When we talk about celebrities, we seem to accept that they come with some problematic actions or attitudes in their past. While, of course, celebrities are people too and everybody’s said something they’re not proud of, abuse (verbal or physical) is not acceptable no matter what your IMDB page says. However, abuse Rather than hold them to a higher standard, we slip into a state of complacency, or, if it’s someone who we really admire, we defend them blindly. It’s safe to assume that no one I argue with knows Woody Allen personally. They don’t owe him anything and he’s certainly not going to turn around and award his fanboys with a pat on the back or a Golden Globe. Maybe we can’t stop horrible people from doing horrible things, but we don’t have to reward them with our constant defense.
Celebrity culture––the idea of elevating someone beyond normal personhood and transforming them into our most ideal version of themselves––is, unfortunately, just another weapon of destruction within capitalism. If we worship celebrities, we grant them the power to act however they want. Simultaneously, we are sold the idea that if we’re just smart enough, just funny enough, just attractive enough, we can make it too.
It’s not going to happen. No matter how much we worship that awful guy who puts out a mediocre movie once a year, he’s not going to like you any better.
Though problematic figures like Woody Allen can make us feel utterly hopeless, there are some things we can do to regain power. While I won’t stop anyone from singing along to Chris Brown or turning on a Woody Allen movie, I can at least ask you why you’re defending these men.
Ask yourself: do you see pieces of yourself in this terrible person? If we held a microscope up to your actions, would we be having a similar conversation? Are you defensive of this person because, somewhere deep down, you know you’re guilty of similar abusive tendencies?
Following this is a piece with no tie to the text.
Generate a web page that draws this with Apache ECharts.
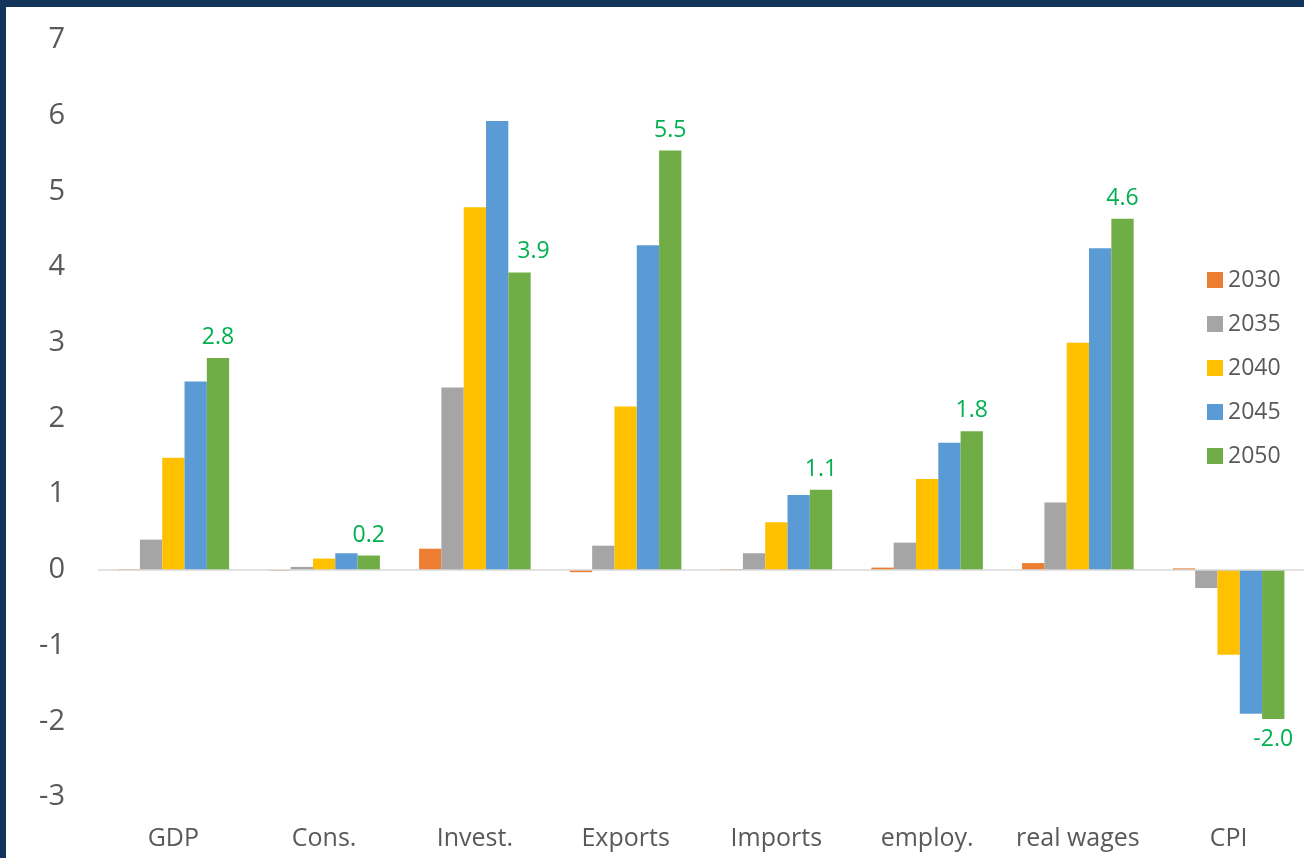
<!DOCTYPE html>
<html>
<head>
<meta charset="utf-8">
<script src="https://cdn.jsdelivr.net/npm/echarts@6/dist/echarts.min.js"></script>
<style>
  html, body { margin: 0; padding: 0; width: 1304px; height: 858px; background: #12335A; overflow: hidden; }
  #chart { position: absolute; left: 6px; top: 7px; width: 1298px; height: 851px; background: #ffffff; }
</style>
</head>
<body>
<div id="chart"></div>
<script>
// Categories and per-year values (percent change)
const categories = ['GDP', 'Cons.', 'Invest.', 'Exports', 'Imports', 'employ.', 'real wages', 'CPI'];
const years = ['2030', '2035', '2040', '2045', '2050'];
const v2030 = [0.01, -0.01, 0.28, -0.03, 0.01, 0.03, 0.09, 0.02];
const v2035 = [0.40, 0.04, 2.41, 0.32, 0.22, 0.36, 0.89, -0.24];
const v2040 = [1.48, 0.15, 4.79, 2.16, 0.63, 1.20, 3.00, -1.12];
const v2045 = [2.49, 0.22, 5.93, 4.29, 0.99, 1.68, 4.25, -1.90];
const v2050 = [2.80, 0.19, 3.93, 5.54, 1.06, 1.83, 4.64, -1.97];
const yTicks = { min: -3, max: 7, interval: 1 };

const seriesValues = [v2030, v2035, v2040, v2045, v2050];
const colors = ['#ED7D31', '#A5A5A5', '#FFC000', '#5B9BD5', '#70AD47'];
const font = '"Open Sans", "Liberation Sans", sans-serif';

// The last year carries green value labels; nudge the Invest. one clear of its neighbour
const labelNudge = { 2: [14, 0] };

function labelledData(values) {
  return values.map((v, i) => ({
    value: v,
    label: {
      show: true,
      position: v < 0 ? 'bottom' : 'top',
      offset: labelNudge[i] || [0, 0]
    }
  }));
}

const series = years.map((y, k) => ({
  name: y,
  type: 'bar',
  data: k === years.length - 1 ? labelledData(seriesValues[k]) : seriesValues[k],
  itemStyle: { color: colors[k] },
  barGap: '0%',
  barCategoryGap: '26%',
  label: {
    show: false,
    color: '#00B050',
    fontFamily: font,
    fontSize: 23,
    distance: 9,
    formatter: p => Number(p.value).toFixed(1)
  }
}));

// zero line across the plot
series[0].markLine = {
  silent: true,
  symbol: 'none',
  label: { show: false },
  lineStyle: { color: '#D9D9D9', width: 1.5, type: 'solid' },
  data: [{ yAxis: 0 }]
};

const chart = echarts.init(document.getElementById('chart'));
chart.setOption({
  animation: false,
  backgroundColor: '#ffffff',
  grid: { left: 92, right: 0, top: 33, bottom: 61, containLabel: false },
  legend: {
    orient: 'vertical',
    left: 1196,
    top: 256,
    itemWidth: 16,
    itemHeight: 16,
    itemGap: 20,
    icon: 'rect',
    data: years,
    textStyle: { color: '#595959', fontFamily: font, fontSize: 23, lineHeight: 24 }
  },
  xAxis: {
    type: 'category',
    data: categories,
    axisLine: { show: false, onZero: false },
    axisTick: { show: false },
    axisLabel: { color: '#595959', fontFamily: font, fontSize: 25, margin: 29, interval: 0 }
  },
  yAxis: {
    type: 'value',
    min: yTicks.min,
    max: yTicks.max,
    interval: yTicks.interval,
    splitLine: { show: false },
    axisLine: { show: false },
    axisTick: { show: false },
    axisLabel: { color: '#595959', fontFamily: font, fontSize: 29, margin: 33 }
  },
  series: series
});
</script>
</body>
</html>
If the answer to all of these questions is no, easy! Stop defending terrible people, they don’t care about you. It really is that simple. Sure, it’s hard to untangle ourselves from celebrity culture at first, but you can still admire an actor or director’s work without blindly defending them. Of course, I’m still working on this one too, but it’s as simple as deleting that hateful comment to a stranger on the internet about some guy who wrote a song once. Give it a try.